Problem requirements = Beginning with the first line, set down every line through the one containing "plt.rcParams['font.family'] = ['Liberation", exactly as it appears, but not the pictures.

Material provided =
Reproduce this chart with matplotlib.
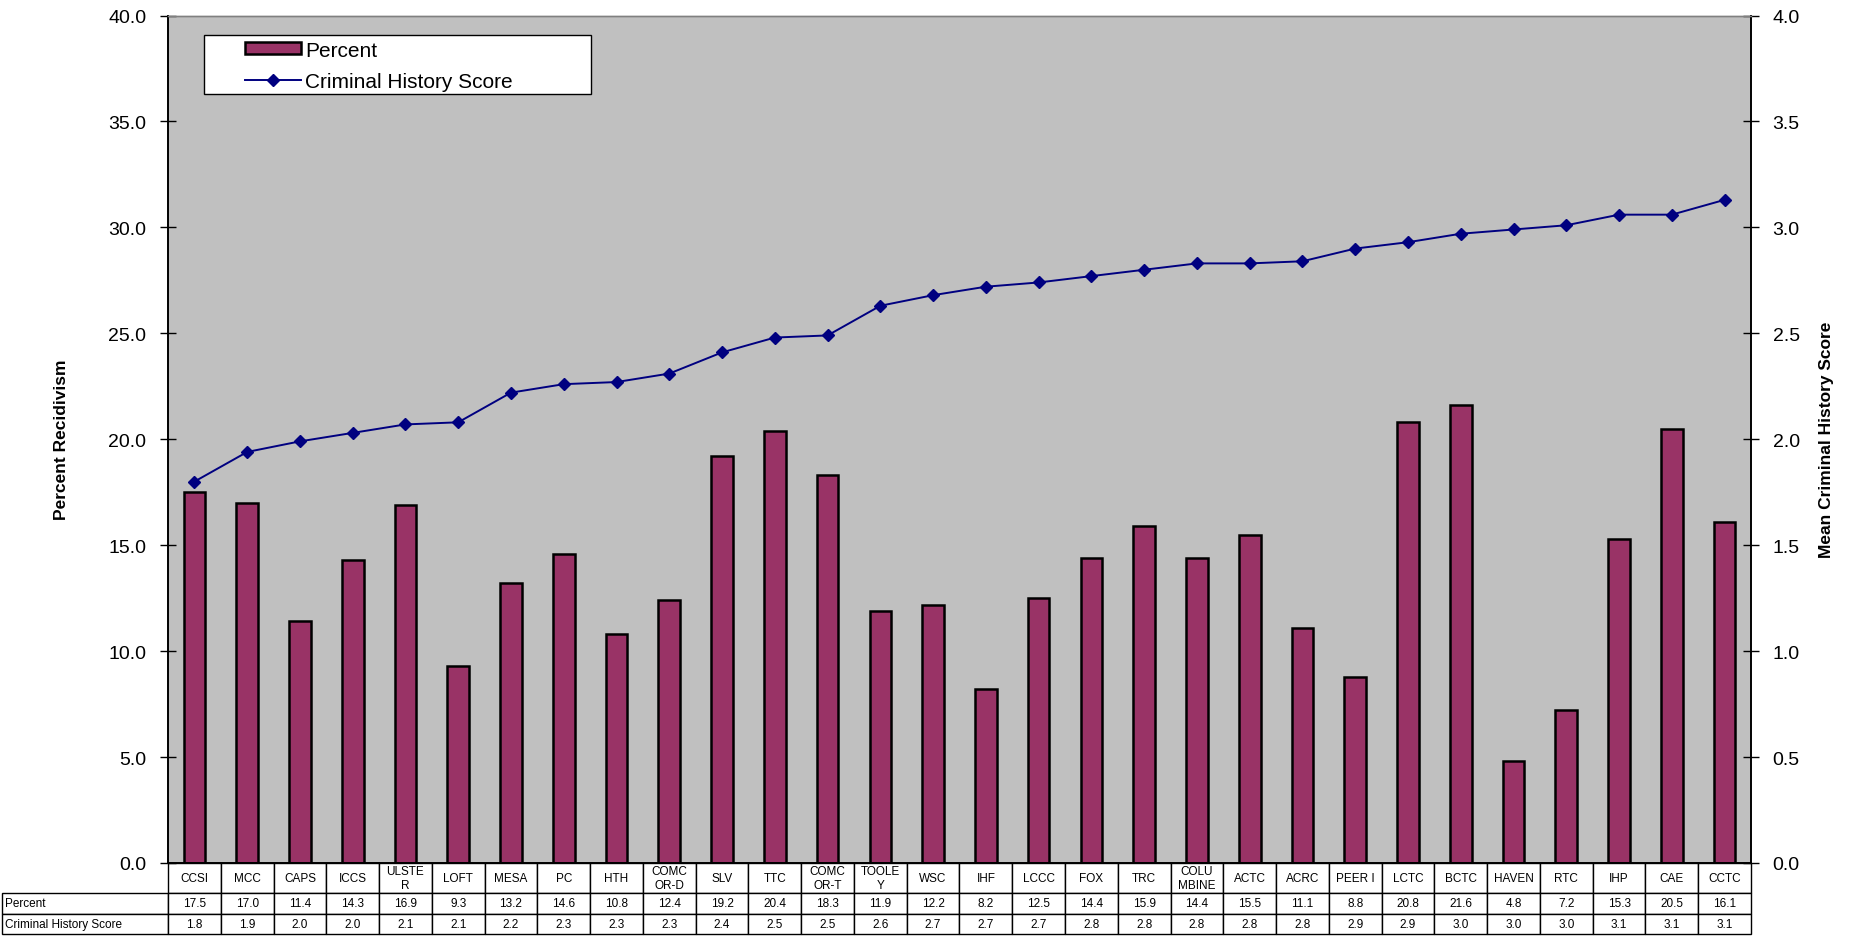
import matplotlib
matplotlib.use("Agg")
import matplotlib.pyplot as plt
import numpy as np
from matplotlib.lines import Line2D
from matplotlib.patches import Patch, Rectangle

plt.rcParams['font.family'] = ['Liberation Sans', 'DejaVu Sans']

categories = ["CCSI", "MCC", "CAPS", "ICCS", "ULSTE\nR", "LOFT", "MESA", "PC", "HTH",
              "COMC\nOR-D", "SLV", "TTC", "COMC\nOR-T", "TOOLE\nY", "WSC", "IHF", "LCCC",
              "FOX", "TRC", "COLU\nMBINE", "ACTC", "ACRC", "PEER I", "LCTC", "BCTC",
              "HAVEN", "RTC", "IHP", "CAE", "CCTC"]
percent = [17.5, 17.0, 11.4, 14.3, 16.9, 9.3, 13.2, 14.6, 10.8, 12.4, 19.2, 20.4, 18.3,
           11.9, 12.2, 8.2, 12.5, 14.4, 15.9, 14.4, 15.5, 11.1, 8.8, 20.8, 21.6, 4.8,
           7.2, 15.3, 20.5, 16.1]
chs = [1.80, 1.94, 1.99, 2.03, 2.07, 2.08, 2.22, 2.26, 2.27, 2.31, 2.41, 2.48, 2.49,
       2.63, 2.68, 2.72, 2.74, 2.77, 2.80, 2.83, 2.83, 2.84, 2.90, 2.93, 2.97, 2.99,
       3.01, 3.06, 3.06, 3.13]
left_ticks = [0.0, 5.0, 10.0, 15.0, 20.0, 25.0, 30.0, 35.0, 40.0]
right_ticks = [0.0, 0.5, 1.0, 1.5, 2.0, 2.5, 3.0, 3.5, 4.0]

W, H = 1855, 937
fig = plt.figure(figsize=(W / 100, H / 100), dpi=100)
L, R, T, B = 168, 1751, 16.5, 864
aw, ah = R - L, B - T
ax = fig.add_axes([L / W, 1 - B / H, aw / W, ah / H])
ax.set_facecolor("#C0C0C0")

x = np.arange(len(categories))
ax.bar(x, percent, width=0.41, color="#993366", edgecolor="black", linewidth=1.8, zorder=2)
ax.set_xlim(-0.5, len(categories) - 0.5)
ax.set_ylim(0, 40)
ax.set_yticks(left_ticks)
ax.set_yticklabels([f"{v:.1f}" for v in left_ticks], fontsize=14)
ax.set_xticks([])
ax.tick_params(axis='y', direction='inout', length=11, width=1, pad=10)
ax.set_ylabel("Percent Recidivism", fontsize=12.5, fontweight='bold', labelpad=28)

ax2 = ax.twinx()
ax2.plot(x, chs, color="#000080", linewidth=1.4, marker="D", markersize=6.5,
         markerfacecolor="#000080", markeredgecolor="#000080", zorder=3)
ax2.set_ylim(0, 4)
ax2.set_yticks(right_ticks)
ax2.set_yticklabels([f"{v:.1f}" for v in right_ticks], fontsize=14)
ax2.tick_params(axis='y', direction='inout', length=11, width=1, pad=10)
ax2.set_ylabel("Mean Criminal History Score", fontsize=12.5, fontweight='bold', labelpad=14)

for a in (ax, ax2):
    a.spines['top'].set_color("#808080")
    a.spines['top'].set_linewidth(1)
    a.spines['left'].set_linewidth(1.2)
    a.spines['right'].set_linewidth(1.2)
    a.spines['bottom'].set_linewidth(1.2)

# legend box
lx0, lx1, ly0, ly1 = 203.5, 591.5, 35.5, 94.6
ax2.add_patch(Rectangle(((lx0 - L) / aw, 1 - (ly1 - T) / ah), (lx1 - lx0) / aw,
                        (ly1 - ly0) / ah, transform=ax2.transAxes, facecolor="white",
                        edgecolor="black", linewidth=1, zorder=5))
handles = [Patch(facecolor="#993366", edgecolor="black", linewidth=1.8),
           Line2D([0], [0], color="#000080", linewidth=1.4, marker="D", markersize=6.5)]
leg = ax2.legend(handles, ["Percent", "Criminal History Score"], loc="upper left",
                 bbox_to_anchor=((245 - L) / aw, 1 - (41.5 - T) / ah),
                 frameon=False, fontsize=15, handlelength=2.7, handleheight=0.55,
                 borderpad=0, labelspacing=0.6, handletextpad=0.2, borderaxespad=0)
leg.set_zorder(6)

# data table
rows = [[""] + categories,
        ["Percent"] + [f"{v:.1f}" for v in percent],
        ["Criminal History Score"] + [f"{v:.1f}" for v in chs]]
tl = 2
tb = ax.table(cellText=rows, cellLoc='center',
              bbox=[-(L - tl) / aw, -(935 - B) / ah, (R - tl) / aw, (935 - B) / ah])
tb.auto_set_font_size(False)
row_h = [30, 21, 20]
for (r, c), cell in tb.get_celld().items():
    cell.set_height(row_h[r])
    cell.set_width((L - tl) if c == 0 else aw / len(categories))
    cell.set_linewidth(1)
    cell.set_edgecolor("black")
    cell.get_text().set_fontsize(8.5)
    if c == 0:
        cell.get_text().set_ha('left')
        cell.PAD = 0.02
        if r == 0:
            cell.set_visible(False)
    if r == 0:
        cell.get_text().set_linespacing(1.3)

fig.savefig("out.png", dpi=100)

Output for this task =
Reproduce this chart with matplotlib.
import matplotlib
matplotlib.use("Agg")
import matplotlib.pyplot as plt
import numpy as np
from matplotlib.lines import Line2D
from matplotlib.patches import Patch, Rectangle

plt.rcParams['font.family'] = ['Liberation Sans', 'DejaVu Sans']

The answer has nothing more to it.